● **WHAT NEEDS TO BE DONE**
Output the data that follows exactly, line for line.

● **DATA EXCERPT**
## Begin

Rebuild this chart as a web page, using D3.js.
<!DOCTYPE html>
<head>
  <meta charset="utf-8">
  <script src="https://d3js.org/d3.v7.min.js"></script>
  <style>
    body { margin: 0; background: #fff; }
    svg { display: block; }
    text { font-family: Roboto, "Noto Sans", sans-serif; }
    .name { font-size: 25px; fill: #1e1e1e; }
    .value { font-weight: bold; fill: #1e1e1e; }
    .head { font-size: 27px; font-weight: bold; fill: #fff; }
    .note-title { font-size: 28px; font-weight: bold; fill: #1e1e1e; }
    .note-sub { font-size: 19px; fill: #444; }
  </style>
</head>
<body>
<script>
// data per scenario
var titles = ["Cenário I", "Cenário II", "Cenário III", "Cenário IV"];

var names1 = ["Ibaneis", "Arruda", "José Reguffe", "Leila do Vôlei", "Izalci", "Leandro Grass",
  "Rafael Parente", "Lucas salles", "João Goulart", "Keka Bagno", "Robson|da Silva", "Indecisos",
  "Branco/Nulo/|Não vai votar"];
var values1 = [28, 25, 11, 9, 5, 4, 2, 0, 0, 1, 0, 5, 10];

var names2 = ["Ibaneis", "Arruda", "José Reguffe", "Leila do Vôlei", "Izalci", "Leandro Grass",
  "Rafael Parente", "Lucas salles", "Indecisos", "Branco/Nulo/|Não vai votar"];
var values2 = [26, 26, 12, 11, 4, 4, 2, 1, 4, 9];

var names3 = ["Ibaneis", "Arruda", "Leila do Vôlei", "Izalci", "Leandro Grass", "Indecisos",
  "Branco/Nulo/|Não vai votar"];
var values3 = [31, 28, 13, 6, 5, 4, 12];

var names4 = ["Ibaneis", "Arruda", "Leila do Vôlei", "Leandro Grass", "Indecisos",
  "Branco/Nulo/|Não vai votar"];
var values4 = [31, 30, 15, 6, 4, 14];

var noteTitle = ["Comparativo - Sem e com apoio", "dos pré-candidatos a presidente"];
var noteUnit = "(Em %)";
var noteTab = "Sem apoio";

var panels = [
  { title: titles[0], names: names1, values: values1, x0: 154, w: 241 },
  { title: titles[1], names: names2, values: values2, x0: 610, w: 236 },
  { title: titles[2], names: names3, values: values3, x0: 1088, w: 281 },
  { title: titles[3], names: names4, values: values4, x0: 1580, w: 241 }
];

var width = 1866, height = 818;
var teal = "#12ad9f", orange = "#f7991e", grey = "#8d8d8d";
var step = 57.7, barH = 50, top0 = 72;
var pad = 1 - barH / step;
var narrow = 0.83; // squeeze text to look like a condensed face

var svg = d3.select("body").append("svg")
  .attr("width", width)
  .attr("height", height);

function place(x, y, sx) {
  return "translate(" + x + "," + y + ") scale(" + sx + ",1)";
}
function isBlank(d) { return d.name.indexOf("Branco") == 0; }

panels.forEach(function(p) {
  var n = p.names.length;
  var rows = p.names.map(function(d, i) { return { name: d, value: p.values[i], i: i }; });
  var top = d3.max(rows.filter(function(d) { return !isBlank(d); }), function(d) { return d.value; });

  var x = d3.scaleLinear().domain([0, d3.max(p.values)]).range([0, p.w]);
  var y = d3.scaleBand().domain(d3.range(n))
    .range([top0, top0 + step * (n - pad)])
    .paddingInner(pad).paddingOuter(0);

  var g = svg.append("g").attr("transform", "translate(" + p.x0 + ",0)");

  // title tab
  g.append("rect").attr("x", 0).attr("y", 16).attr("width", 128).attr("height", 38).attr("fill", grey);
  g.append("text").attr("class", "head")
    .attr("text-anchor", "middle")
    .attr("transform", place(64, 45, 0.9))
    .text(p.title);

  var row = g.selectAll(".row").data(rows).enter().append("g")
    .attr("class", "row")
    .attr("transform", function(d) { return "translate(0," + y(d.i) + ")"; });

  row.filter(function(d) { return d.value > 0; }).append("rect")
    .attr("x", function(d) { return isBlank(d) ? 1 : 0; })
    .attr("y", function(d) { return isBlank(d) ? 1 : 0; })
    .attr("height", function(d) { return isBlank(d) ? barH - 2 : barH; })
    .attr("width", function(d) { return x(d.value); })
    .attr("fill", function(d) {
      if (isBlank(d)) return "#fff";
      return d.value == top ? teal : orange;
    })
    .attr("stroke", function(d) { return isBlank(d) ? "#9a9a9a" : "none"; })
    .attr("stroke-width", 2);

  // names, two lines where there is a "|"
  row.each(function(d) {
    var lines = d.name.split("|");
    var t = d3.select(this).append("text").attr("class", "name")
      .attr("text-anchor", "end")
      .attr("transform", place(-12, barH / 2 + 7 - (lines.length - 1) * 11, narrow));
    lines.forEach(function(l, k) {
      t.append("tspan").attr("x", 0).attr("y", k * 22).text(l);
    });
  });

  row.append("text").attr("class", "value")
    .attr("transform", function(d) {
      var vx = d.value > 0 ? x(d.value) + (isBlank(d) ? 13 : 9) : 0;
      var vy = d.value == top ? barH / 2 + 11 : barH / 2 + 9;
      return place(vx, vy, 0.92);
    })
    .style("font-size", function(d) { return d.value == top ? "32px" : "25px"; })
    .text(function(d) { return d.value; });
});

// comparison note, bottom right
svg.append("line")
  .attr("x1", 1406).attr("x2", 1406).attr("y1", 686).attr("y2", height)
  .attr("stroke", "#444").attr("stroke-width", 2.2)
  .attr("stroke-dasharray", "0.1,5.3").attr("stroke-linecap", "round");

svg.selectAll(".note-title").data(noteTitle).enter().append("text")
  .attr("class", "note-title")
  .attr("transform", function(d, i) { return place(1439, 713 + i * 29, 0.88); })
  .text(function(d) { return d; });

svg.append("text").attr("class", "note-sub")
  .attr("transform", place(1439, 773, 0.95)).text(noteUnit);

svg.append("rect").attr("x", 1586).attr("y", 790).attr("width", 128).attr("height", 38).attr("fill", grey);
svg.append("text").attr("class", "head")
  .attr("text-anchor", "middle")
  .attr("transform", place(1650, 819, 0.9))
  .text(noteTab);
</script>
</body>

## End

● **OUTPUT OF THE TASK**
Rebuild this chart as a web page, using D3.js.
<!DOCTYPE html>
<head>
  <meta charset="utf-8">
  <script src="https://d3js.org/d3.v7.min.js"></script>
  <style>
    body { margin: 0; background: #fff; }
    svg { display: block; }
    text { font-family: Roboto, "Noto Sans", sans-serif; }
    .name { font-size: 25px; fill: #1e1e1e; }
    .value { font-weight: bold; fill: #1e1e1e; }
    .head { font-size: 27px; font-weight: bold; fill: #fff; }
    .note-title { font-size: 28px; font-weight: bold; fill: #1e1e1e; }
    .note-sub { font-size: 19px; fill: #444; }
  </style>
</head>
<body>
<script>
// data per scenario
var titles = ["Cenário I", "Cenário II", "Cenário III", "Cenário IV"];

var names1 = ["Ibaneis", "Arruda", "José Reguffe", "Leila do Vôlei", "Izalci", "Leandro Grass",
  "Rafael Parente", "Lucas salles", "João Goulart", "Keka Bagno", "Robson|da Silva", "Indecisos",
  "Branco/Nulo/|Não vai votar"];
var values1 = [28, 25, 11, 9, 5, 4, 2, 0, 0, 1, 0, 5, 10];

var names2 = ["Ibaneis", "Arruda", "José Reguffe", "Leila do Vôlei", "Izalci", "Leandro Grass",
  "Rafael Parente", "Lucas salles", "Indecisos", "Branco/Nulo/|Não vai votar"];
var values2 = [26, 26, 12, 11, 4, 4, 2, 1, 4, 9];

var names3 = ["Ibaneis", "Arruda", "Leila do Vôlei", "Izalci", "Leandro Grass", "Indecisos",
  "Branco/Nulo/|Não vai votar"];
var values3 = [31, 28, 13, 6, 5, 4, 12];

var names4 = ["Ibaneis", "Arruda", "Leila do Vôlei", "Leandro Grass", "Indecisos",
  "Branco/Nulo/|Não vai votar"];
var values4 = [31, 30, 15, 6, 4, 14];

var noteTitle = ["Comparativo - Sem e com apoio", "dos pré-candidatos a presidente"];
var noteUnit = "(Em %)";
var noteTab = "Sem apoio";

var panels = [
  { title: titles[0], names: names1, values: values1, x0: 154, w: 241 },
  { title: titles[1], names: names2, values: values2, x0: 610, w: 236 },
  { title: titles[2], names: names3, values: values3, x0: 1088, w: 281 },
  { title: titles[3], names: names4, values: values4, x0: 1580, w: 241 }
];

var width = 1866, height = 818;
var teal = "#12ad9f", orange = "#f7991e", grey = "#8d8d8d";
var step = 57.7, barH = 50, top0 = 72;
var pad = 1 - barH / step;
var narrow = 0.83; // squeeze text to look like a condensed face

var svg = d3.select("body").append("svg")
  .attr("width", width)
  .attr("height", height);

function place(x, y, sx) {
  return "translate(" + x + "," + y + ") scale(" + sx + ",1)";
}
function isBlank(d) { return d.name.indexOf("Branco") == 0; }

panels.forEach(function(p) {
  var n = p.names.length;
  var rows = p.names.map(function(d, i) { return { name: d, value: p.values[i], i: i }; });
  var top = d3.max(rows.filter(function(d) { return !isBlank(d); }), function(d) { return d.value; });

  var x = d3.scaleLinear().domain([0, d3.max(p.values)]).range([0, p.w]);
  var y = d3.scaleBand().domain(d3.range(n))
    .range([top0, top0 + step * (n - pad)])
    .paddingInner(pad).paddingOuter(0);

  var g = svg.append("g").attr("transform", "translate(" + p.x0 + ",0)");

  // title tab
  g.append("rect").attr("x", 0).attr("y", 16).attr("width", 128).attr("height", 38).attr("fill", grey);
  g.append("text").attr("class", "head")
    .attr("text-anchor", "middle")
    .attr("transform", place(64, 45, 0.9))
    .text(p.title);

  var row = g.selectAll(".row").data(rows).enter().append("g")
    .attr("class", "row")
    .attr("transform", function(d) { return "translate(0," + y(d.i) + ")"; });

  row.filter(function(d) { return d.value > 0; }).append("rect")
    .attr("x", function(d) { return isBlank(d) ? 1 : 0; })
    .attr("y", function(d) { return isBlank(d) ? 1 : 0; })
    .attr("height", function(d) { return isBlank(d) ? barH - 2 : barH; })
    .attr("width", function(d) { return x(d.value); })
    .attr("fill", function(d) {
      if (isBlank(d)) return "#fff";
      return d.value == top ? teal : orange;
    })
    .attr("stroke", function(d) { return isBlank(d) ? "#9a9a9a" : "none"; })
    .attr("stroke-width", 2);

  // names, two lines where there is a "|"
  row.each(function(d) {
    var lines = d.name.split("|");
    var t = d3.select(this).append("text").attr("class", "name")
      .attr("text-anchor", "end")
      .attr("transform", place(-12, barH / 2 + 7 - (lines.length - 1) * 11, narrow));
    lines.forEach(function(l, k) {
      t.append("tspan").attr("x", 0).attr("y", k * 22).text(l);
    });
  });

  row.append("text").attr("class", "value")
    .attr("transform", function(d) {
      var vx = d.value > 0 ? x(d.value) + (isBlank(d) ? 13 : 9) : 0;
      var vy = d.value == top ? barH / 2 + 11 : barH / 2 + 9;
      return place(vx, vy, 0.92);
    })
    .style("font-size", function(d) { return d.value == top ? "32px" : "25px"; })
    .text(function(d) { return d.value; });
});

// comparison note, bottom right
svg.append("line")
  .attr("x1", 1406).attr("x2", 1406).attr("y1", 686).attr("y2", height)
  .attr("stroke", "#444").attr("stroke-width", 2.2)
  .attr("stroke-dasharray", "0.1,5.3").attr("stroke-linecap", "round");

svg.selectAll(".note-title").data(noteTitle).enter().append("text")
  .attr("class", "note-title")
  .attr("transform", function(d, i) { return place(1439, 713 + i * 29, 0.88); })
  .text(function(d) { return d; });

svg.append("text").attr("class", "note-sub")
  .attr("transform", place(1439, 773, 0.95)).text(noteUnit);

svg.append("rect").attr("x", 1586).attr("y", 790).attr("width", 128).attr("height", 38).attr("fill", grey);
svg.append("text").attr("class", "head")
  .attr("text-anchor", "middle")
  .attr("transform", place(1650, 819, 0.9))
  .text(noteTab);
</script>
</body>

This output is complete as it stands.